Usually, the problem is the opposite. A 30MM acquisition is a limping outcome for a VC. Usually, the problem is that the team wants to sell, so that equity will be worth something, and VC wants the company to shoot the moon, because a 1.5x outcome doesn't move the dials, and the model is that the 10x's pay for the 0x's.
There's not a lot you can do as an employee about mismanagement that results in crappy outcomes. But it's an orthogonal concern to how equity is allocated. The commenter upthread was right when they said: part of your job as an employee is to pick the right company to work for.
That's the theoretical view of the VCs that they propagandize and that is accepted pretty widely.
The reality is, VCs are herd animals, and when the herd is spooked they make a lot of stupid decisions.
I've seen this more than once-- a later company was forced to sell for $10M, by the VCs, during another "oh the money spigot might be turning off!"
It is not an orthogonal concern-- how was I to know the VCs were going to screw us over? The return would have been dramatically better if that hadn't happened.
So the lesson learned is-- the right company to work for is one where the founders either don't take VC money or are very distrustful of VCs and only take it on favorable terms.
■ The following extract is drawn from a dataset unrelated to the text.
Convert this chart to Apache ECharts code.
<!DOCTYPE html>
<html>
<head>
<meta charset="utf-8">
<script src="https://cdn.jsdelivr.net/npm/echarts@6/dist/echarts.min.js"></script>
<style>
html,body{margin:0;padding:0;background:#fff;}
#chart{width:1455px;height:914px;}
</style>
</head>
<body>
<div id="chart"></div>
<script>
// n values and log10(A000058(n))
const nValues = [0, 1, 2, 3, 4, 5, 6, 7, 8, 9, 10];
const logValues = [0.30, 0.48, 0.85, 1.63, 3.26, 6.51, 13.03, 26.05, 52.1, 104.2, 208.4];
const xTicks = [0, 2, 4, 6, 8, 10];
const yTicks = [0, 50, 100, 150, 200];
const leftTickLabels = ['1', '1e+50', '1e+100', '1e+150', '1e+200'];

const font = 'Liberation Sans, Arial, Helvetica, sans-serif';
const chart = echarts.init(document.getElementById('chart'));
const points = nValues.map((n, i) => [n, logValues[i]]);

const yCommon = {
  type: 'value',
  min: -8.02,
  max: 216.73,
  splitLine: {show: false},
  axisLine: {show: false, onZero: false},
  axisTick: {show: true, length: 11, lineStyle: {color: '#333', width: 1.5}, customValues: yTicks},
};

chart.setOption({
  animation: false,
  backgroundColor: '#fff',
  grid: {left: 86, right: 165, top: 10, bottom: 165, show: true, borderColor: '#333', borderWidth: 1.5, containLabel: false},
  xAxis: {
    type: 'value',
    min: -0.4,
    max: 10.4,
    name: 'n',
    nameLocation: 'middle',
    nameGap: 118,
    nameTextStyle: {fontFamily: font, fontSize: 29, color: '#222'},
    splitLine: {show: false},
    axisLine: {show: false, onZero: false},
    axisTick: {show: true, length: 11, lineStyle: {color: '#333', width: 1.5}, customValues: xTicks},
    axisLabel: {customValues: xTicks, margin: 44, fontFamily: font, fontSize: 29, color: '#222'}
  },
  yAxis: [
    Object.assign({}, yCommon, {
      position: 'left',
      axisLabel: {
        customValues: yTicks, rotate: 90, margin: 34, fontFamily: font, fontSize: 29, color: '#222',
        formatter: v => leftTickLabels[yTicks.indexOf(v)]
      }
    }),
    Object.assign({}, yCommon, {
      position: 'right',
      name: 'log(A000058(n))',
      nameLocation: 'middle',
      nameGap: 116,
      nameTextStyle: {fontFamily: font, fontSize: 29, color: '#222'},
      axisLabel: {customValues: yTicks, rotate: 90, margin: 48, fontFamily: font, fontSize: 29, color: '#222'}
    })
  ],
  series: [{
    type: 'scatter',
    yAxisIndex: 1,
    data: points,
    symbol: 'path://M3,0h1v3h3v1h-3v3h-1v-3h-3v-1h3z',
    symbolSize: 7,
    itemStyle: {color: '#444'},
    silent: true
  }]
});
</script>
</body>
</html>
Once again, these aren't so much opinions as they are mathematical facts. The modal outcome for a portfolio of startup A rounds is a 0% return on investment. If fully half the companies in a portfolio exit in the money --- which seems wildly optimistic --- and their average return is 150%, the portfolio loses money.
Nobody is entitled to venture capital. Plenty of people start companies without it.
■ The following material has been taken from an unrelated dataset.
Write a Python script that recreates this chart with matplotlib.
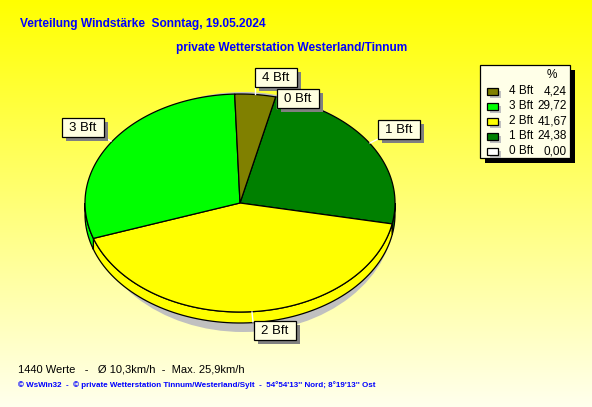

Yep, but I couldn't care less about the portfolio, and the founders shouldn't either. You're pointing out why VCs need big exits, and even a profitable one like this one may not be profitable "enough", but that "enough" is their portfolio view.
From a founder view, we shouldn't be carrying the weight of the effective cost of the fact that the VCs can't pick companies worth a damn and want to make it up on us, if we happen to be good.
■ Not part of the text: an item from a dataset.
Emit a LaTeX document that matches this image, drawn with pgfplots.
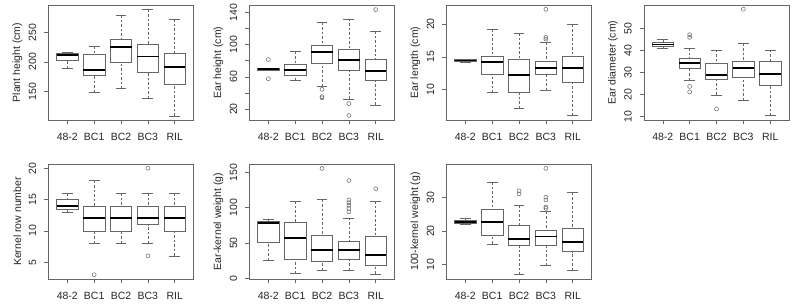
\documentclass[border=0pt]{standalone}
\usepackage{fontspec}
\setmainfont{Liberation Sans}
\usepackage{pgfplots}
\pgfplotsset{compat=1.18}
\usepgfplotslibrary{statistics}

\pgfplotsset{
  rpanel/.style={
    scale only axis, width=145pt, height=115pt,
    anchor=south west,
    xmin=0.3, xmax=5.7,
    xtick={1,2,3,4,5}, xticklabels={48-2,BC1,BC2,BC3,RIL},
    tick align=outside, tick pos=left, major tick length=4.3pt,
    axis line style={black!60, line width=0.7pt},
    every tick/.style={black!60, line width=0.6pt},
    tick label style={font=\fontsize{10.5}{12}\selectfont, black!85},
    /pgf/number format/assume math mode=true,
    y tick label style={rotate=90, anchor=south},
    yticklabel shift=4.5pt, xticklabel shift=5.5pt,
    every axis y label/.style={at={(axis description cs:-0.214,0.5)}, rotate=90, anchor=center, font=\fontsize{10.5}{12}\selectfont, black!85},
    boxplot/draw direction=y,
    boxplot/every median/.style={black, line width=1.8pt},
    boxplot/draw/lower whisker/.code={%
      \draw[black!60, line width=0.6pt, dash pattern=on 2.5pt off 2pt]
        (boxplot cs:\pgfplotsboxplotvalue{lower whisker}) -- (boxplot cs:\pgfplotsboxplotvalue{lower quartile});
      \draw[black!60, line width=0.6pt]
        (boxplot whisker cs:\pgfplotsboxplotvalue{lower whisker},0) -- (boxplot whisker cs:\pgfplotsboxplotvalue{lower whisker},1);
    },
    boxplot/draw/upper whisker/.code={%
      \draw[black!60, line width=0.6pt, dash pattern=on 2.5pt off 2pt]
        (boxplot cs:\pgfplotsboxplotvalue{upper whisker}) -- (boxplot cs:\pgfplotsboxplotvalue{upper quartile});
      \draw[black!60, line width=0.6pt]
        (boxplot whisker cs:\pgfplotsboxplotvalue{upper whisker},0) -- (boxplot whisker cs:\pgfplotsboxplotvalue{upper whisker},1);
    },
  },
  rbp/.style={draw=black!60, line width=0.6pt, mark=o, mark size=2pt,
    mark options={solid, draw=black!60, line width=0.5pt},
    boxplot/box extend=0.8, boxplot/whisker extend=0.4},
}
% #1 position, #2 lower whisker, #3 q1, #4 median, #5 q3, #6 upper whisker
\newcommand{\bx}[6]{\addplot[rbp, boxplot prepared={draw position=#1, lower whisker=#2, lower quartile=#3, median=#4, upper quartile=#5, upper whisker=#6}]}

\begin{document}
\begin{tikzpicture}
\useasboundingbox (0,0) rectangle (792pt,303pt);

% Plant height
\begin{axis}[rpanel, at={(48.5pt,183pt)}, ymin=102, ymax=296, ytick={150,200,250}, ylabel={Plant height (cm)}]
\bx{1}{189}{203}{212}{215}{217} coordinates {};
\bx{2}{149}{177}{187}{212}{226} coordinates {};
\bx{3}{155}{199}{225}{238.6}{279} coordinates {};
\bx{4}{138.6}{182}{209}{230}{288.3} coordinates {};
\bx{5}{109}{161.4}{191}{214}{272.3} coordinates {};
\end{axis}

% Ear height
\begin{axis}[rpanel, at={(249.5pt,183pt)}, ymin=6.5, ymax=149, ytick={20,40,...,140}, yticklabels={20,,60,,100,,140}, ylabel={Ear height (cm)}]
\bx{1}{68.3}{68.6}{69.3}{70.0}{70.3} coordinates {(0,81.4) (0,57.6)};
\bx{2}{55.5}{62.5}{68.3}{76}{91.2} coordinates {};
\bx{3}{48.2}{77.3}{90.4}{99.4}{127.3} coordinates {(0,44.5) (0,35.5) (0,34)};
\bx{4}{32.6}{67.8}{81}{94.1}{131.8} coordinates {(0,26.9) (0,12.1)};
\bx{5}{25.2}{55.1}{67.4}{81.8}{116.2} coordinates {(0,143.3)};
\end{axis}

% Ear length
\begin{axis}[rpanel, at={(446.5pt,183pt)}, ymin=5.37, ymax=22.9, ytick={10,15,20}, ylabel={Ear length (cm)}]
\bx{1}{14.1}{14.3}{14.45}{14.6}{14.65} coordinates {};
\bx{2}{9.54}{12.4}{14.23}{15.15}{19.23} coordinates {};
\bx{3}{7.14}{9.64}{12.19}{14.64}{18.57} coordinates {};
\bx{4}{9.9}{12.3}{13.27}{14.29}{17.14} coordinates {(0,17.96) (0,17.7) (0,22.24)};
\bx{5}{6.02}{11.12}{13.27}{15.15}{19.9} coordinates {};
\end{axis}

% Ear diameter
\begin{axis}[rpanel, at={(644pt,183pt)}, ymin=8.36, ymax=60.6, ytick={10,20,30,40,50}, ylabel={Ear diameter (cm)}]
\bx{1}{41}{41.9}{42.7}{43.6}{44.8} coordinates {};
\bx{2}{26.5}{32}{34.1}{36.3}{41} coordinates {(0,47.1) (0,45.9) (0,23.6) (0,21.1)};
\bx{3}{19.8}{26.8}{28.9}{34}{40.2} coordinates {(0,13.4)};
\bx{4}{17.3}{27.7}{31.8}{34.9}{43} coordinates {(0,58.7)};
\bx{5}{10.3}{24.2}{29.1}{35}{40.2} coordinates {};
\end{axis}

% Kernel row number
\begin{axis}[rpanel, at={(48.5pt,24pt)}, ymin=2.32, ymax=20.68, ytick={5,10,15,20}, ylabel={Kernel row number}]
\bx{1}{13}{13.5}{14}{15}{16} coordinates {};
\bx{2}{8}{10}{12}{14}{18} coordinates {(0,3)};
\bx{3}{8}{10}{12}{14}{16} coordinates {};
\bx{4}{8}{11}{12}{14}{16} coordinates {(0,20) (0,6)};
\bx{5}{6}{10}{12}{14}{16} coordinates {};
\end{axis}

% Ear-kernel weight
\begin{axis}[rpanel, at={(249.5pt,24pt)}, ymin=-1, ymax=162, ytick={0,50,100,150}, ylabel={Ear-kernel weight (g)}]
\bx{1}{25.3}{51.5}{78.1}{81}{84.3} coordinates {};
\bx{2}{6.7}{26.7}{57.2}{80}{109} coordinates {};
\bx{3}{11.5}{23.9}{39.6}{61}{111.4} coordinates {(0,155.7)};
\bx{4}{11.5}{27.2}{40}{52.9}{85.7} coordinates {(0,138.6) (0,111) (0,107.2) (0,103.4) (0,99) (0,94.3)};
\bx{5}{6.2}{18.1}{33.4}{60}{109.5} coordinates {(0,127)};
\end{axis}

% 100-kernel weight
\begin{axis}[rpanel, at={(446.5pt,24pt)}, ymin=5.73, ymax=40, ytick={10,20,30}, ylabel={100-kernel weight (g)}]
\bx{1}{22.1}{22.4}{22.7}{23.2}{23.7} coordinates {};
\bx{2}{16.2}{18.7}{22.8}{26.4}{34.6} coordinates {};
\bx{3}{7}{15.7}{17.6}{21.8}{27.7} coordinates {(0,32) (0,31.1)};
\bx{4}{9.7}{15.7}{18.4}{20.2}{25.8} coordinates {(0,38.7) (0,30.1) (0,29.3) (0,27.2) (0,26.8)};
\bx{5}{8.4}{13.9}{16.8}{20.9}{31.5} coordinates {};
\end{axis}
\end{tikzpicture}
\end{document}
Nobody is entitled to venture capital, and starting a company without it is a good idea.
And VCs are not entitled to more equity & control than makes economic sense for the founders. That's what I'm opposing, but I don't think you disagree.
You very much do care about the economics of VC if you need their money to build your company. No professional investor will give you terms that will lead to them losing money; that's irrational.
People don't sell equity to VCs because they've been snake-charmed by them. They do it because if you need 2MM+ for your company, they're the only realistic option. Ever talk to a bank about a line of credit against receivables? That's a fun conversation.
There's not a lot you can do as an employee about mismanagement that results in crappy outcomes. But it's an orthogonal concern to how equity is allocated. The commenter upthread was right when they said: part of your job as an employee is to pick the right company to work for.